The report added: "Delays to the roll-out will reduce the expected benefits of reform and - if the Department maintains a 2017 completion date - increase risks by requiring the rapid migration of a large volume of claimants."

Public Accounts Committee chair Margaret Hodge said: "If the Department doesn't get its act together, we could be on course for yet another catastrophic government IT failure."

Shadow work and pensions secretary Liam Byrne said: "Universal Credit is a titanic-sized IT disaster which Iain Duncan Smith has tried to hide with cover-up after cover-up.

"Mr Duncan Smith swore blind this benefit shake-up was fine. Now we learn he has completely lost control of his department at a potential cost of hundreds of millions of pounds.

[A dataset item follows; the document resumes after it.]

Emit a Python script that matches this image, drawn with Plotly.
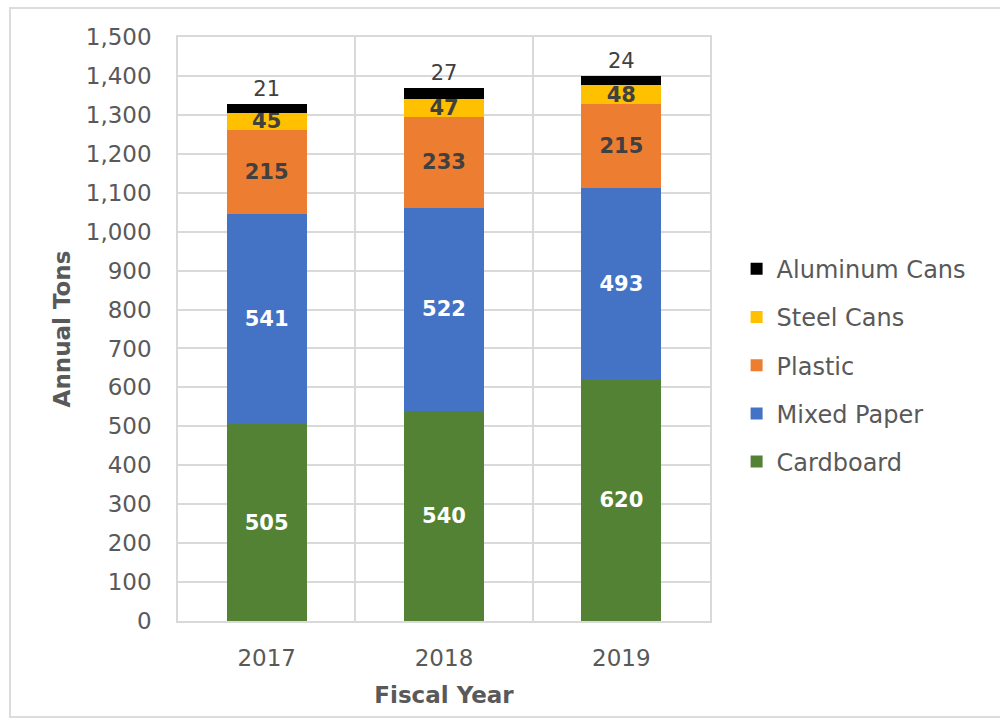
import plotly.graph_objects as go

# Recycled material totals by fiscal year (annual tons)
years = ["2017", "2018", "2019"]
cardboard = [505, 540, 620]
mixed_paper = [541, 522, 493]
plastic = [215, 233, 215]
steel_cans = [45, 47, 48]
aluminum_cans = [21, 27, 24]

y_ticks = list(range(0, 1501, 100))

FONT = "DejaVu Sans"
GRAY = "#595959"
DARK = "#404040"
GRID = "#D9D9D9"

# name, values, fill, label colour, label position, legend rank (top of legend first)
series = [
    ("Cardboard", cardboard, "#548235", "white", "inside", 5),
    ("Mixed Paper", mixed_paper, "#4472C4", "white", "inside", 4),
    ("Plastic", plastic, "#ED7D31", DARK, "inside", 3),
    ("Steel Cans", steel_cans, "#FFC000", DARK, "inside", 2),
    ("Aluminum Cans", aluminum_cans, "#000000", DARK, "outside", 1),
]

fig = go.Figure()
for name, vals, color, tcolor, tpos, rank in series:
    bold = tpos == "inside"
    fig.add_trace(go.Bar(
        name=name,
        x=years,
        y=vals,
        marker=dict(color=color, line=dict(width=0)),
        text=vals,
        texttemplate="<b>%{text}</b>" if bold else "%{text}",
        textposition=tpos,
        insidetextanchor="middle",
        textangle=0,
        textfont=dict(family=FONT, size=21, color=tcolor),
        outsidetextfont=dict(family=FONT, size=21, color=DARK),
        cliponaxis=False,
        legendgroup=name,
        legendrank=rank,
    ))

fig.update_layout(
    width=1000,
    height=721,
    barmode="stack",
    bargap=0.55,
    paper_bgcolor="white",
    plot_bgcolor="white",
    margin=dict(l=178, r=290, t=37, b=100),
    font=dict(family=FONT, color=GRAY),
    uniformtext=dict(mode="show", minsize=21),
    legend=dict(
        traceorder="grouped",
        x=1.05, xanchor="left",
        y=0.438, yanchor="middle",
        font=dict(family=FONT, size=24, color=GRAY),
        tracegroupgap=14,
        itemclick=False,
    ),
    xaxis=dict(
        type="category",
        tickson="boundaries",
        ticks="",
        showgrid=True,
        gridcolor=GRID,
        gridwidth=1.5,
        showline=True,
        linecolor=GRID,
        linewidth=1.5,
        mirror=True,
        ticklabelstandoff=16,
        tickfont=dict(family=FONT, size=23, color=GRAY),
        title=dict(text="<b>Fiscal Year</b>", font=dict(family=FONT, size=23, color=GRAY), standoff=17),
    ),
    yaxis=dict(
        range=[0, 1500],
        tickvals=y_ticks,
        tickformat=",d",
        showgrid=True,
        gridcolor=GRID,
        gridwidth=1.5,
        showline=True,
        linecolor=GRID,
        linewidth=1.5,
        mirror=True,
        zeroline=False,
        ticks="",
        ticklabelstandoff=20,
        tickfont=dict(family=FONT, size=23, color=GRAY),
        title=dict(text="<b>Annual Tons</b>", font=dict(family=FONT, size=23, color=GRAY), standoff=9),
    ),
)

# Light outer frame around the whole chart
fig.add_shape(
    type="rect", xref="paper", yref="paper",
    x0=(10 - 178) / 532, x1=(1010 - 178) / 532,
    y0=(621 - 717) / 584, y1=(621 - 8) / 584,
    line=dict(color="#DCDCDC", width=2),
    fillcolor="rgba(0,0,0,0)",
    layer="below",
)

fig.write_html("out.html")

Speaking on the Today programme on Thursday morning, Duncan Smith insisted the project would be delivered on time and one budget, and said: "I could have written this report myself".

A DWP spokesman pointed out that the assessment did not cover the progress that had been made since April.

"Universal Credit is a major and complex reform that will transform the welfare state and we are committed to delivering it on time by 2017 and within budget," he said.

"The report does not cover the significant developments we've made since April including the go-live in Greater Manchester, our progress on the IT challenge, the latest plans for expansion from October, or the fact that we brought in two of the country's leading project management experts to lead UC.

As well as the administration of the ambitious switch, fears have also been raised about the impact on vulnerable claimants.

Payments will be made monthly, rather than weekly, which has been criticised by charities.

Citizens Advice chief executive Gillian Guy said: "Even as Universal Credit is being rolled out, we still do not know what support will be put in place to help people to move on to the new system."